Yelp’s ad platform handles millions of ad requests everyday. To generate ad metrics and analytics in real-time, they built they ad event tracking and analyzing pipeline on top of Spark Streaming. It allows Yelp to manage large number of active ad campaigns and greatly reduce over-delivery. It also enables them to share ad metrics with advertisers in a more timely fashion.
This session will start with an overview of the entire pipeline and then focus on two specific challenges in the event consolidation part of the pipeline that Yelp had to solve. The first challenge will be about joining multiple data sources together to generate a single stream of ad events that feeds into various downstream systems. That involves solving several problems that are unique to real-time applications, such as windowed processing and handling of event delays. The second challenge covered is with regards to state management across code deployments and application restarts. Throughout the session, the speakers will share best practices for the design and development of large-scale Spark Streaming pipelines for production environments.
Session hashtag: #SFexp7
Amit is currently a software engineer at Yelp in the local ads space. He works on architecting and building pipelines for realtime processing and analytics. Prior to Yelp he was at Amazon working within the big data ecosystem. Over the years he has worked in various areas including medical imaging, robotics, machine learning and embedded systems.
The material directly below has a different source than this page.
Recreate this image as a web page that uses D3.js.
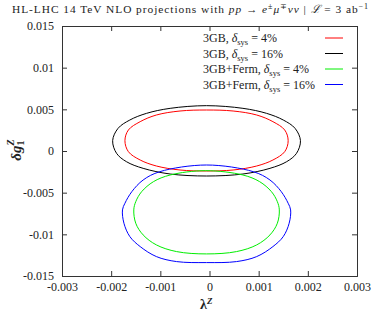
<!DOCTYPE html>
<html>
<head>
<meta charset="utf-8">
<script src="https://cdn.jsdelivr.net/npm/d3@7"></script>
<style>
  body { margin: 0; background: #fff; }
  text { font-family: "Liberation Serif", "DejaVu Serif", serif; fill: #222; }
</style>
</head>
<body>
<div id="chart"></div>
<script>
var xTicks = [-0.003, -0.002, -0.001, 0, 0.001, 0.002, 0.003];
var yTicks = [-0.015, -0.01, -0.005, 0, 0.005, 0.01, 0.015];

// contours, [lambda, dg1]
var gb4 = [[-0.00006,0.00492],[-0.00060,0.00480],[-0.00108,0.00432],[-0.00141,0.00352],[-0.00165,0.00252],[-0.00172,0.00124],
  [-0.00165,-0.00008],[-0.00141,-0.00108],[-0.00108,-0.00180],[-0.00060,-0.00228],[-0.00006,-0.00240],
  [0.00048,-0.00228],[0.00096,-0.00180],[0.00129,-0.00108],[0.00153,-0.00008],[0.00160,0.00124],
  [0.00153,0.00252],[0.00129,0.00352],[0.00096,0.00432],[0.00048,0.00480]];
var gb16 = [[-0.00006,0.00544],[-0.00080,0.00512],[-0.00128,0.00452],[-0.00162,0.00372],[-0.00186,0.00272],[-0.00197,0.00124],
  [-0.00189,-0.00028],[-0.00169,-0.00128],[-0.00135,-0.00208],[-0.00080,-0.00276],[-0.00006,-0.00300],
  [0.00068,-0.00276],[0.00123,-0.00208],[0.00157,-0.00128],[0.00177,-0.00028],[0.00185,0.00124],
  [0.00174,0.00272],[0.00150,0.00372],[0.00116,0.00452],[0.00068,0.00512]];
var ferm4 = [[-0.00008,-0.00236],[-0.00080,-0.00288],[-0.00114,-0.00368],[-0.00138,-0.00488],[-0.00150,-0.00608],[-0.00154,-0.00707],
  [-0.00150,-0.00867],[-0.00135,-0.01007],[-0.00108,-0.01127],[-0.00067,-0.01207],[-0.00006,-0.01235],
  [0.00055,-0.01207],[0.00096,-0.01127],[0.00123,-0.01007],[0.00138,-0.00867],[0.00142,-0.00707],
  [0.00138,-0.00608],[0.00126,-0.00488],[0.00102,-0.00368],[0.00068,-0.00288]];
var ferm16 = [[-0.00006,-0.00168],[-0.00101,-0.00248],[-0.00135,-0.00348],[-0.00158,-0.00488],[-0.00172,-0.00627],[-0.00177,-0.00707],
  [-0.00174,-0.00867],[-0.00162,-0.01027],[-0.00141,-0.01147],[-0.00108,-0.01267],[-0.00067,-0.01327],[-0.00006,-0.01339],
  [0.00055,-0.01327],[0.00096,-0.01267],[0.00129,-0.01147],[0.00150,-0.01027],[0.00162,-0.00867],[0.00165,-0.00707],
  [0.00160,-0.00627],[0.00146,-0.00488],[0.00123,-0.00348],[0.00089,-0.00248]];

var seriesNames = ["3GB, ", "3GB, ", "3GB+Ferm, ", "3GB+Ferm, "];
var sysValues = ["4%", "16%", "4%", "16%"];
var seriesColors = ["#ff0000", "#000000", "#00ee00", "#0000ff"];
var seriesData = [gb4, gb16, ferm4, ferm16];

var width = 374, height = 313;
var margin = {left: 62, right: 17, top: 26, bottom: 37};

var svg = d3.select("#chart").append("svg")
    .attr("width", width)
    .attr("height", height);

var x = d3.scaleLinear().domain([-0.003, 0.003]).range([margin.left, width - margin.right]);
var y = d3.scaleLinear().domain([-0.015, 0.015]).range([height - margin.bottom, margin.top]);

var fmt = function(d) { return d === 0 ? "0" : String(d); };

// axes, ticks inward on all four sides
svg.append("g").attr("transform", "translate(0," + y.range()[0] + ")")
    .call(d3.axisBottom(x).tickValues(xTicks).tickSize(-5).tickPadding(6).tickFormat(fmt));
svg.append("g").attr("transform", "translate(0," + y.range()[1] + ")")
    .call(d3.axisTop(x).tickValues(xTicks).tickSize(-5).tickFormat(""));
svg.append("g").attr("transform", "translate(" + x.range()[0] + ",0)")
    .call(d3.axisLeft(y).tickValues(yTicks).tickSize(-5).tickPadding(8).tickFormat(fmt));
svg.append("g").attr("transform", "translate(" + x.range()[1] + ",0)")
    .call(d3.axisRight(y).tickValues(yTicks).tickSize(-5).tickFormat(""));

svg.selectAll(".domain").attr("stroke", "#333");
svg.selectAll(".tick line").attr("stroke", "#333");
svg.selectAll(".tick text")
    .style("font-family", "'Liberation Serif', serif")
    .style("font-size", "12px")
    .attr("fill", "#333");

// contours
var line = d3.line()
    .x(function(d) { return x(d[0]); })
    .y(function(d) { return y(d[1]); })
    .curve(d3.curveCatmullRomClosed);

svg.selectAll("path.contour")
    .data(seriesData)
  .enter().append("path")
    .attr("class", "contour")
    .attr("d", line)
    .attr("fill", "none")
    .attr("stroke", function(d, i) { return seriesColors[i]; })
    .attr("stroke-width", 1);

// legend
var legend = svg.append("g");
var rows = legend.selectAll("g").data(seriesNames).enter().append("g")
    .attr("transform", function(d, i) { return "translate(0," + (42 + i * 15.5) + ")"; });

var lt = rows.append("text").attr("x", 203).style("font-size", "12px");
lt.append("tspan").text(function(d) { return d; });
lt.append("tspan").style("font-style", "italic").text("δ");
lt.append("tspan").attr("dy", 3).style("font-size", "8.5px").text("sys");
lt.append("tspan").attr("dy", -3).text(function(d, i) { return " = " + sysValues[i]; });

rows.append("line")
    .attr("x1", 325).attr("x2", 343)
    .attr("y1", -4).attr("y2", -4)
    .attr("stroke", function(d, i) { return seriesColors[i]; })
    .attr("stroke-width", 1);

// title
var title = svg.append("text")
    .attr("x", 190).attr("y", 13)
    .attr("text-anchor", "middle")
    .attr("textLength", 356)
    .attr("lengthAdjust", "spacing")
    .style("font-size", "11.4px");
title.append("tspan").text("HL-LHC 14 TeV NLO projections with ");
title.append("tspan").style("font-style", "italic").text("pp");
title.append("tspan").text(" → ");
title.append("tspan").style("font-style", "italic").text("e");
title.append("tspan").attr("dy", -4).style("font-size", "8px").text("±");
title.append("tspan").attr("dy", 4).style("font-style", "italic").text("μ");
title.append("tspan").attr("dy", -4).style("font-size", "8px").text("∓");
title.append("tspan").attr("dy", 4).style("font-style", "italic").text("νν");
title.append("tspan").text(" | ");
title.append("tspan").style("font-style", "italic").text("ℒ");
title.append("tspan").text(" = 3 ab");
title.append("tspan").attr("dy", -4).style("font-size", "8px").text("−1");

// axis titles
var xl = svg.append("text")
    .attr("x", 200).attr("y", 309)
    .style("font-size", "14px").style("font-weight", "bold");
xl.append("tspan").text("λ");
xl.append("tspan").attr("dy", -5).style("font-size", "9px").style("font-style", "italic").text("Z");

var yl = svg.append("text")
    .attr("transform", "translate(21,150) rotate(-90)")
    .attr("text-anchor", "middle")
    .style("font-size", "15px").style("font-weight", "bold");
yl.append("tspan").style("font-style", "italic").text("δg");
yl.append("tspan").attr("dy", 3).style("font-size", "10px").text("1");
yl.append("tspan").attr("dy", -10).attr("dx", -5).style("font-size", "10px").style("font-style", "italic").text("Z");
</script>
</body>
</html>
In his free time he likes to delve into abstract math, armchair physics and hand-wavy philosophy. He lives with his wife and two kids in California.
Yifan is an early member of Yelp’s ads team, responsible for the core advertising system representing the bulk of Yelp’s revenues. Over the years, he has developed systems enabling auction-based CPC advertising, mobile app advertising, auto-bidding, real-time ad event tracking and various other advertising features in Yelp.